Using the records provided below, locate and copy each line that contains the word "Generate".
** Start of Source records **
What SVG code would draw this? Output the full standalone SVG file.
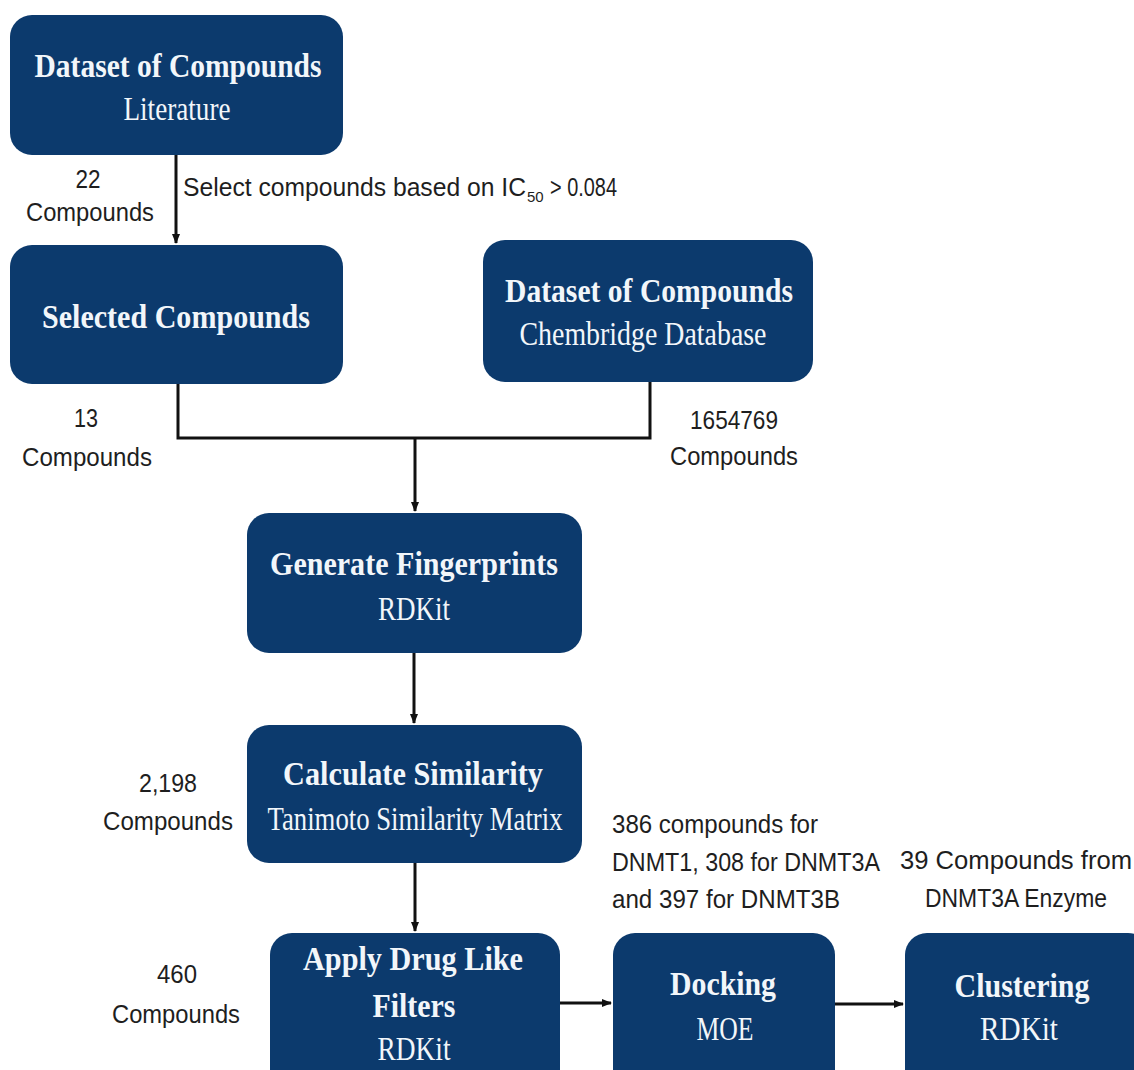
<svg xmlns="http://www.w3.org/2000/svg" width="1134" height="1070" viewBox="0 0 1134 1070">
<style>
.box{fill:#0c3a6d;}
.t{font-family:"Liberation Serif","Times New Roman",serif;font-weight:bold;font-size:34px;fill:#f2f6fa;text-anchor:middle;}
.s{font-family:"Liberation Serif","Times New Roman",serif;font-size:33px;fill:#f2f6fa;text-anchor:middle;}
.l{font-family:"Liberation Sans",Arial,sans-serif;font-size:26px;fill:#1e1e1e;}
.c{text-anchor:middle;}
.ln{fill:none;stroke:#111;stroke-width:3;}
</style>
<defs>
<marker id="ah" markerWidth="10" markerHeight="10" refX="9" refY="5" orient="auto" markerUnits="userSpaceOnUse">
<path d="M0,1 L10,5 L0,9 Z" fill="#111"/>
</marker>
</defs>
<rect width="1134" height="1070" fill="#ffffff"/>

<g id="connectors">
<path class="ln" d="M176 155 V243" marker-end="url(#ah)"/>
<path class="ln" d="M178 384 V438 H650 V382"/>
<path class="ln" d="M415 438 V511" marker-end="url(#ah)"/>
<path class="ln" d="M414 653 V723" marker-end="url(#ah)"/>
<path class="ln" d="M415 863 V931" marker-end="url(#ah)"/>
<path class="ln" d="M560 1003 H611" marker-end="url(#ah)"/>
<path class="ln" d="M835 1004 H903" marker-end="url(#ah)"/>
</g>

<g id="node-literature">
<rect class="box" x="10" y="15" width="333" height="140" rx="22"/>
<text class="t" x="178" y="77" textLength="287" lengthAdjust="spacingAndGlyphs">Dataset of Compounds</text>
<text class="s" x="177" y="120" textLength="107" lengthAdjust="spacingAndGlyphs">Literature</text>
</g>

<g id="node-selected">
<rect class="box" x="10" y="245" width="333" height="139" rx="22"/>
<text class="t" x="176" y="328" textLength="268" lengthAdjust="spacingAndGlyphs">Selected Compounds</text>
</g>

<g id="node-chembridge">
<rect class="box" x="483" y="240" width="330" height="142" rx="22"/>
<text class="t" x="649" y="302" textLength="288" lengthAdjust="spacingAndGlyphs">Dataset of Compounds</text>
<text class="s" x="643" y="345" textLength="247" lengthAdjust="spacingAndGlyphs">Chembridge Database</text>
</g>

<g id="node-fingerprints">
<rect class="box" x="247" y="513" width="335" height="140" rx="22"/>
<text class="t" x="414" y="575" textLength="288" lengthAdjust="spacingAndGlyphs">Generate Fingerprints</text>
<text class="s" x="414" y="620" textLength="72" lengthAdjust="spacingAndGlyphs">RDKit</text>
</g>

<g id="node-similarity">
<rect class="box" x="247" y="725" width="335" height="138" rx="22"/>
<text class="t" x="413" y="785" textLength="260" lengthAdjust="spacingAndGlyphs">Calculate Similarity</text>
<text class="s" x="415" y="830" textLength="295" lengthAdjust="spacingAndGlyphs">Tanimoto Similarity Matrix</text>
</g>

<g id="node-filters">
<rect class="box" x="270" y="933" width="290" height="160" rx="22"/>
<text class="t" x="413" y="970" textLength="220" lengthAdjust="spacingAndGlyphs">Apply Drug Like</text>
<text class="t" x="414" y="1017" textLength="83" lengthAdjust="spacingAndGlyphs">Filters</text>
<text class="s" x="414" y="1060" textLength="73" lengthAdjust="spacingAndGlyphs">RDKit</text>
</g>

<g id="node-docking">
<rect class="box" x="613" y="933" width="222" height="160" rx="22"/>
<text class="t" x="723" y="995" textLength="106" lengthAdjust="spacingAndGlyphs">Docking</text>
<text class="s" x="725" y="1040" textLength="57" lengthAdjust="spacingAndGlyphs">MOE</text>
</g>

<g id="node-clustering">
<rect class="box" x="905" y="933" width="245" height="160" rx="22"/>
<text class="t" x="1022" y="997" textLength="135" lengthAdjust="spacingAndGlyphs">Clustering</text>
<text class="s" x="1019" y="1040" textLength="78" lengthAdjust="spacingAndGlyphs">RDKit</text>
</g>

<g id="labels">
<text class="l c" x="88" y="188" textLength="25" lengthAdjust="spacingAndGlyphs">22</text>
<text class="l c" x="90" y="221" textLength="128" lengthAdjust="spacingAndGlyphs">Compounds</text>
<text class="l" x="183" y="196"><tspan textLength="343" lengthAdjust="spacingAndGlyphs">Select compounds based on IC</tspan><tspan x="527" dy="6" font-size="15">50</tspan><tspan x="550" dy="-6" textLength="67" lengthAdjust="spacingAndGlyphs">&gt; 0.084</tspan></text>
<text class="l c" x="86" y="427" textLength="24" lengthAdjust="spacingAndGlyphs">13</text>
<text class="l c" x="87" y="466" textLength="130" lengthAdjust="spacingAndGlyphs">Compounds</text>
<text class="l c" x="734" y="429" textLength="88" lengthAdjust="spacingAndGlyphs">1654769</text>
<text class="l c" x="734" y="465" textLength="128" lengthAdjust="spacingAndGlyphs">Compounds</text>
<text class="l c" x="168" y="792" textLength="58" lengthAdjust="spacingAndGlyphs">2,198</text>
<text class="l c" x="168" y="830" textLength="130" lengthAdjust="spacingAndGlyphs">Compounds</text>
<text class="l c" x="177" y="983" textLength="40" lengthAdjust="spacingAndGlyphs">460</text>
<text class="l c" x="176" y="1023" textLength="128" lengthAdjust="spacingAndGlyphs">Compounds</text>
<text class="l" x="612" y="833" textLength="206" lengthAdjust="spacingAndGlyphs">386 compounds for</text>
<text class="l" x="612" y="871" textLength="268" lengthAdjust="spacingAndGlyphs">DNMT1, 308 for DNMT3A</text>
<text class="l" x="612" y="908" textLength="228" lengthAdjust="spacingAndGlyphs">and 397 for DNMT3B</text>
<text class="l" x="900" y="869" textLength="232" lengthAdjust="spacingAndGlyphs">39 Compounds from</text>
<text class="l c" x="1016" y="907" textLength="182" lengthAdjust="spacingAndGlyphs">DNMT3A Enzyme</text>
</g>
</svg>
** End of Source records **
** Start of Source records **
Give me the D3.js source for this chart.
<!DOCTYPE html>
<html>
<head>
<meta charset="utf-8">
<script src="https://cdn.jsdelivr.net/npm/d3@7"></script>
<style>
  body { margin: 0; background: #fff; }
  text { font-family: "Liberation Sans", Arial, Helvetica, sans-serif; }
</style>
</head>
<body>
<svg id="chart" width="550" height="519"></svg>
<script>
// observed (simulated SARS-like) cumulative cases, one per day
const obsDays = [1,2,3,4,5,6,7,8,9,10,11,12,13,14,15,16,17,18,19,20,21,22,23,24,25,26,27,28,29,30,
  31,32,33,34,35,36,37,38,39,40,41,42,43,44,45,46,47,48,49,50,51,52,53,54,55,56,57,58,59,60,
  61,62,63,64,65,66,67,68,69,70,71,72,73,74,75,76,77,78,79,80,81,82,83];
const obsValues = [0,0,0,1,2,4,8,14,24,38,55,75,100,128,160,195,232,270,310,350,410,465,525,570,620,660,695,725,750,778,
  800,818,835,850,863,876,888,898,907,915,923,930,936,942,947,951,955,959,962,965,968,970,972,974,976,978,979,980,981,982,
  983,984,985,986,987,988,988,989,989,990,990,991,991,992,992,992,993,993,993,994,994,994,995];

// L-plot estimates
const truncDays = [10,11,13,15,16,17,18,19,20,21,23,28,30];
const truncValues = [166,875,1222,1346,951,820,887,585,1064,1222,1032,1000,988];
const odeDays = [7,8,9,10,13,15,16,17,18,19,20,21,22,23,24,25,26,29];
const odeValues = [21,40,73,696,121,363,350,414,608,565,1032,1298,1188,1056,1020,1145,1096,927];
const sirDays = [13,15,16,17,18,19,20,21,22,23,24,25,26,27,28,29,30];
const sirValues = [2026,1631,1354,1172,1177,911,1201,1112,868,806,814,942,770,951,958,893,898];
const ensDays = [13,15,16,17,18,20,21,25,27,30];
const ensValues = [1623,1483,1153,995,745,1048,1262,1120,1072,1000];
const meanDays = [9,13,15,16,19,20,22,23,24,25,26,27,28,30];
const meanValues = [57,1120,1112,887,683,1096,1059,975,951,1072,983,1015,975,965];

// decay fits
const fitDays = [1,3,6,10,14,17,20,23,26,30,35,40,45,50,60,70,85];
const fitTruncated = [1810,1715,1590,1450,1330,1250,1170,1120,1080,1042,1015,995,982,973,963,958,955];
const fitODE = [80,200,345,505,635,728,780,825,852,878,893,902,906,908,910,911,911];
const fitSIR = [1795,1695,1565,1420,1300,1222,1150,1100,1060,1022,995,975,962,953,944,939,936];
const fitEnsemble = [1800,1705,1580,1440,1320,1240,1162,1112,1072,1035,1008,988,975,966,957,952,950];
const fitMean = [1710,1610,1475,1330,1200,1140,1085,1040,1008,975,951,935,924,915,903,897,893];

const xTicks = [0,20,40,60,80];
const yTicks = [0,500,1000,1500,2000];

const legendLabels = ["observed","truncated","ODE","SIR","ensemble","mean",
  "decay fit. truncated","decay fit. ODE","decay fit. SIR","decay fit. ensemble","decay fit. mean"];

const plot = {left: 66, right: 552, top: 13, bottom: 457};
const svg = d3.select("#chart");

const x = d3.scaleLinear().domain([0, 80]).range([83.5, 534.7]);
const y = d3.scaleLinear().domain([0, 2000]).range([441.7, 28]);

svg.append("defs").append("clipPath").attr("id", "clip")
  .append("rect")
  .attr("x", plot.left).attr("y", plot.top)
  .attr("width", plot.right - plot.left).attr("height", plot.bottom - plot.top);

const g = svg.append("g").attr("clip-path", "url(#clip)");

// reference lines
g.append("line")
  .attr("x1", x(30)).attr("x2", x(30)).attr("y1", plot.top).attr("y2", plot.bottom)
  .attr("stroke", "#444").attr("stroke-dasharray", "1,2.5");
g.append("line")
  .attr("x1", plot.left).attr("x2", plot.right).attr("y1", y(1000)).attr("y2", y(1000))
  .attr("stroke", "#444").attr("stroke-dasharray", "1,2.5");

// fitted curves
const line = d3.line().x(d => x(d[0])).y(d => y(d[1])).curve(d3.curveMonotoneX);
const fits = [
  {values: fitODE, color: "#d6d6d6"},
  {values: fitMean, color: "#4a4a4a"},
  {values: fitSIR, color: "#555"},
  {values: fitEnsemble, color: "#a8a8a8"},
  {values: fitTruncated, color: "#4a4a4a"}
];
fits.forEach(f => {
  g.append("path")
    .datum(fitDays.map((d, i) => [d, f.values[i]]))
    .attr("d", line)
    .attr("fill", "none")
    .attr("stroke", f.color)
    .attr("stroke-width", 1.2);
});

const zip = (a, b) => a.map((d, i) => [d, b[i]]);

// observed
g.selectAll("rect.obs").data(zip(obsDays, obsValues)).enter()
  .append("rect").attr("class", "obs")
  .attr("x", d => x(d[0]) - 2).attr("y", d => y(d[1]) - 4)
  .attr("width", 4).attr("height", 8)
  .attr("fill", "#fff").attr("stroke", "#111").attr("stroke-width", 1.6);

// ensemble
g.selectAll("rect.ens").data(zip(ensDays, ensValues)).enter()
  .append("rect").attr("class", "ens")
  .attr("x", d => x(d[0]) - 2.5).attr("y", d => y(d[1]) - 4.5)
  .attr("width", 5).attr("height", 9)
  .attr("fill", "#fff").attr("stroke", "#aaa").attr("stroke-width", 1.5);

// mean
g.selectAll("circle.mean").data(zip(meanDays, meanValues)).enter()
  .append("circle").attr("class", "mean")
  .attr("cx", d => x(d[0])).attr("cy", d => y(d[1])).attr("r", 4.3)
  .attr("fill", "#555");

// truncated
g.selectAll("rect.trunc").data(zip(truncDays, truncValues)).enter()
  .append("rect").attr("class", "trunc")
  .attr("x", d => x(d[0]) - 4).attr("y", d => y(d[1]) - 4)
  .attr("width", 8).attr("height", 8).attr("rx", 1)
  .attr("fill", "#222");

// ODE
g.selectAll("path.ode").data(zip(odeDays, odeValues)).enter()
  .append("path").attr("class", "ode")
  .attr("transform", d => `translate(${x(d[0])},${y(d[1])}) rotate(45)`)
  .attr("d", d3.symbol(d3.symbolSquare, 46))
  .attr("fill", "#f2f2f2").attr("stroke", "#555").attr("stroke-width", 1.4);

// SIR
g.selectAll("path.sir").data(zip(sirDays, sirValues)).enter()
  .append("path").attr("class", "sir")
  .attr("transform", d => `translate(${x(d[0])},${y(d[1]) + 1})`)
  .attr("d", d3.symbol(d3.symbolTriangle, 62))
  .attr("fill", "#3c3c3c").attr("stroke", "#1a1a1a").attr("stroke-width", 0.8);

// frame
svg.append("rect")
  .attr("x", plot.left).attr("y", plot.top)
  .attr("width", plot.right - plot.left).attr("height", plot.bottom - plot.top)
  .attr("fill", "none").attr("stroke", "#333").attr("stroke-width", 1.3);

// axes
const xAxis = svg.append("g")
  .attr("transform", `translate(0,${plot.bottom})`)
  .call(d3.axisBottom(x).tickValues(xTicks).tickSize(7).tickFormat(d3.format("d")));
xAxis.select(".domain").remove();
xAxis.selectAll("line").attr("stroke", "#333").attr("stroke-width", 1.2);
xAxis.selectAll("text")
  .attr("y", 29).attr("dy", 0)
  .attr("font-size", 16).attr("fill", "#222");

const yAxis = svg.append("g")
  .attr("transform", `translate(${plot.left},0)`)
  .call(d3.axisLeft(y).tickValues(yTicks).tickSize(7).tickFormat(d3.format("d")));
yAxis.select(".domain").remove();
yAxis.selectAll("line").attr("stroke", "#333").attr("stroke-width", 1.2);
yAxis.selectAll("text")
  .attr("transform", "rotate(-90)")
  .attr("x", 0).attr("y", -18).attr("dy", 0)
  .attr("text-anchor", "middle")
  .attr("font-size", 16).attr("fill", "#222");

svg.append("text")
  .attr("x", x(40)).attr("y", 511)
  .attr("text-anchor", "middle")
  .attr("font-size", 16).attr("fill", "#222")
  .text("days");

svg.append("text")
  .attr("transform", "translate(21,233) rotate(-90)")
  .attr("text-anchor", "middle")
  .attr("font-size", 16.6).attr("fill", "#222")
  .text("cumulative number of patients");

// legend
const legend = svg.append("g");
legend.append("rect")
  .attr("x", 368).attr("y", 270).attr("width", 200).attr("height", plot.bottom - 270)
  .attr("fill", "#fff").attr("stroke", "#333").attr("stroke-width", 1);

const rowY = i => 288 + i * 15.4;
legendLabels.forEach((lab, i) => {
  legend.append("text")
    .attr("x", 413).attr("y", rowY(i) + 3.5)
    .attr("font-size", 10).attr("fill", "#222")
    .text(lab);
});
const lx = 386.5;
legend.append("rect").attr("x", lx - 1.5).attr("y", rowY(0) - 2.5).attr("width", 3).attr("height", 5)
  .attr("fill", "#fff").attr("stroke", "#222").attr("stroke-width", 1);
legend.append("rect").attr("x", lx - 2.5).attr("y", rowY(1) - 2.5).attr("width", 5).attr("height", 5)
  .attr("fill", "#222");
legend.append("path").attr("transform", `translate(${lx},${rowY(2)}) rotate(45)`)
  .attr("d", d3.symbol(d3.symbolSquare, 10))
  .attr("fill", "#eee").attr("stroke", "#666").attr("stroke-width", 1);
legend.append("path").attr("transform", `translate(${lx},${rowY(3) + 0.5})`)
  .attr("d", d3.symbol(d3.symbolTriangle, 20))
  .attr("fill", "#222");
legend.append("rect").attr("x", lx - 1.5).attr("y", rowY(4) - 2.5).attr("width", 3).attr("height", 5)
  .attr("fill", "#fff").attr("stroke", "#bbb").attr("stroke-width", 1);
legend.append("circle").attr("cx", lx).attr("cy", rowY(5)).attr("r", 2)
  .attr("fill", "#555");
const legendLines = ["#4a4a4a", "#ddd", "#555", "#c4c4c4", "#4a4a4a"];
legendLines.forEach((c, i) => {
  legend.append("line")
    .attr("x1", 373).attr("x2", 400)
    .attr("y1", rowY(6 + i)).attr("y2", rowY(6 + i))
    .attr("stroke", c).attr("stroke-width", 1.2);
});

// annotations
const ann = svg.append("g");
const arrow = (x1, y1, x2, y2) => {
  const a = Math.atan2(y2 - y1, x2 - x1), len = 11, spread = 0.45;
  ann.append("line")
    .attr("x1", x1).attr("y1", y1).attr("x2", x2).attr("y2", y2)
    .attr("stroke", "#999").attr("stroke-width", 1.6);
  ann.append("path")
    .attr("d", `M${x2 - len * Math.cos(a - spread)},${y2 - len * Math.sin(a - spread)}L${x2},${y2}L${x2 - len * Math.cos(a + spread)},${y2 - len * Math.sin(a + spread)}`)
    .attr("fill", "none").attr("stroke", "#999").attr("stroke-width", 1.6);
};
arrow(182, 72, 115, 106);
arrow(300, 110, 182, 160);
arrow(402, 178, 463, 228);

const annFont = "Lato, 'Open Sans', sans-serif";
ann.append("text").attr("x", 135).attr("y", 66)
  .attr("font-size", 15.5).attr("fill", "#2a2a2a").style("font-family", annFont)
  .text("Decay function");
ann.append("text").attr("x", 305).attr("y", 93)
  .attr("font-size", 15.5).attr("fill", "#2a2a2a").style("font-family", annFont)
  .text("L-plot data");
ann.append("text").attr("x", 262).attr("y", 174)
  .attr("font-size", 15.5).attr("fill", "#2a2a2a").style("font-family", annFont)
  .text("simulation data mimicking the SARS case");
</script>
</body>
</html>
** End of Source records **
** Start of Source records **
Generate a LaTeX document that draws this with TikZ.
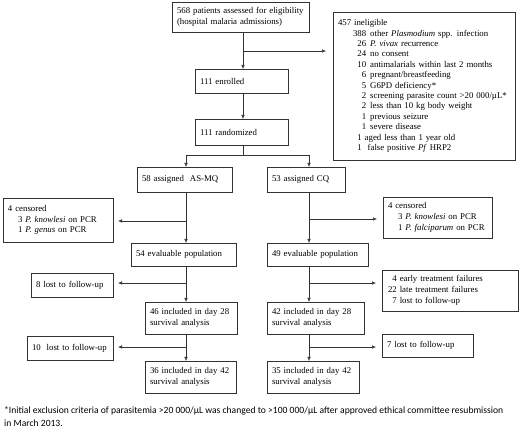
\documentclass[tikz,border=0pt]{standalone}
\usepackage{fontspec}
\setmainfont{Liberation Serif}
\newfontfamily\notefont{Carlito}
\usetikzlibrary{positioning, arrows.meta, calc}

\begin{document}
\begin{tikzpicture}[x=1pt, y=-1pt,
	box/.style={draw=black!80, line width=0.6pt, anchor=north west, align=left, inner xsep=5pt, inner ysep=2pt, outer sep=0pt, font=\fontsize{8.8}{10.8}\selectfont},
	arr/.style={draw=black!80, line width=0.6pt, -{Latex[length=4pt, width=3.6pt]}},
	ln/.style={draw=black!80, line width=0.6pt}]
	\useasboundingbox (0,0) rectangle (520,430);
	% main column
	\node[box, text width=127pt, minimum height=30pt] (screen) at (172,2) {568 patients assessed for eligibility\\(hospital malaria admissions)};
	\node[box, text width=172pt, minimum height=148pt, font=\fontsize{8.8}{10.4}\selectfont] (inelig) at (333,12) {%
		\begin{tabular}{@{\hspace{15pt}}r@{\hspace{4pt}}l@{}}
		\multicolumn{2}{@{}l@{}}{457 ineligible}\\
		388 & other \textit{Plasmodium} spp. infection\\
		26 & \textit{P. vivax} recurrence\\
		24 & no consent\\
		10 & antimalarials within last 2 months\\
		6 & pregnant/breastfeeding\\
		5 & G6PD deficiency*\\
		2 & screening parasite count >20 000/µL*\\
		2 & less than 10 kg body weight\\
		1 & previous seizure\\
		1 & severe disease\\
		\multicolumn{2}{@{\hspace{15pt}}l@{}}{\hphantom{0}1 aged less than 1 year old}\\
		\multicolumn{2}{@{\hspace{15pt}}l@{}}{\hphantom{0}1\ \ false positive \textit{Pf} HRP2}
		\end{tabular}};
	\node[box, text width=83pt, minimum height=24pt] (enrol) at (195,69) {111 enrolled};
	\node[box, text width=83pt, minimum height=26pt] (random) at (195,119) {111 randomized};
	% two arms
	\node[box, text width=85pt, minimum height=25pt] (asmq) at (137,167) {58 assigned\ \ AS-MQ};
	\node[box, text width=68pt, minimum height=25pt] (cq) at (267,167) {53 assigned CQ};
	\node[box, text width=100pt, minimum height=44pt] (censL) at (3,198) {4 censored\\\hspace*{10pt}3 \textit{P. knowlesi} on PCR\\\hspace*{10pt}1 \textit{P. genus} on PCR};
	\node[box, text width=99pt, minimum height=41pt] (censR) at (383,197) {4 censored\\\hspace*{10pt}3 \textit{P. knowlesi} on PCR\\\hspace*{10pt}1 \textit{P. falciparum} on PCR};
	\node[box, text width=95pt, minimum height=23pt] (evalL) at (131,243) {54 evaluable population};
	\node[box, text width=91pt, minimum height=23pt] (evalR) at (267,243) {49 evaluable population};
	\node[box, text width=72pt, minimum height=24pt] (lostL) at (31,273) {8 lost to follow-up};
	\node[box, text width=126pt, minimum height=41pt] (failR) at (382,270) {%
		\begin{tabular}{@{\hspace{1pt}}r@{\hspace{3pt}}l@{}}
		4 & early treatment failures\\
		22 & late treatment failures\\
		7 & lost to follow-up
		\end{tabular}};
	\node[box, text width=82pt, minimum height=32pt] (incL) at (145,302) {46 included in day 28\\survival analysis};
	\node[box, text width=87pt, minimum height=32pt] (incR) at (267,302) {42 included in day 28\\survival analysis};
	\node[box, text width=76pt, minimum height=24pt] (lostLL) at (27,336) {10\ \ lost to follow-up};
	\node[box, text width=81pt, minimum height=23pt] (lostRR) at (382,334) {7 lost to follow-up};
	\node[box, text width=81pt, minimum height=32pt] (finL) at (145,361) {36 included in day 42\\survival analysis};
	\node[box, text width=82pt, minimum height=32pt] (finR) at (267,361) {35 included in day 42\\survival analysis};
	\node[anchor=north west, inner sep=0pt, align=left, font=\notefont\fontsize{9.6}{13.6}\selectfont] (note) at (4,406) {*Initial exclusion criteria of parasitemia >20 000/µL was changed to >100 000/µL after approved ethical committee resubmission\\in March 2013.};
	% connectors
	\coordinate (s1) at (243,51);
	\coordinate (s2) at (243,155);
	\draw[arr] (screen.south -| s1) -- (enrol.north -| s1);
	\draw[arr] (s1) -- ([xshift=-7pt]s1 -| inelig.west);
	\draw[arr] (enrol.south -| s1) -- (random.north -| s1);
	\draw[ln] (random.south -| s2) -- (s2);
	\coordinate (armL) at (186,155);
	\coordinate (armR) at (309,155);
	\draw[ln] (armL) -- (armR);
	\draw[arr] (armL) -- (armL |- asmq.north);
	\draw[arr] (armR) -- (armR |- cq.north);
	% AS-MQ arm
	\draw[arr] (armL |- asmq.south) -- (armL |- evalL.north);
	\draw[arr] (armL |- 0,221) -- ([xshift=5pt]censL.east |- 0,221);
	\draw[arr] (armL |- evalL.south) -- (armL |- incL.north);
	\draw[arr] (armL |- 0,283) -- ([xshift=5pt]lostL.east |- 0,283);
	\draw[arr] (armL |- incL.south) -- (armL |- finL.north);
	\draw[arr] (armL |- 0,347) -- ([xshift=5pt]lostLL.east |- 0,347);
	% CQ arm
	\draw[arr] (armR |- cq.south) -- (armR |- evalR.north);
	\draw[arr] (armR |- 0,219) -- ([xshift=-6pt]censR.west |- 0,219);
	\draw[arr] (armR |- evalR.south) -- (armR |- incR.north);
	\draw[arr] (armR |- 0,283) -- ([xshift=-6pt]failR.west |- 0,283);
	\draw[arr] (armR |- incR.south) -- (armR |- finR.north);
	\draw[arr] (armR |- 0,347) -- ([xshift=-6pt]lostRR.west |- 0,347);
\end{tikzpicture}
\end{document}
** End of Source records **
▶ **Response**
<text class="t" x="414" y="575" textLength="288" lengthAdjust="spacingAndGlyphs">Generate Fingerprints</text>
Generate a LaTeX document that draws this with TikZ.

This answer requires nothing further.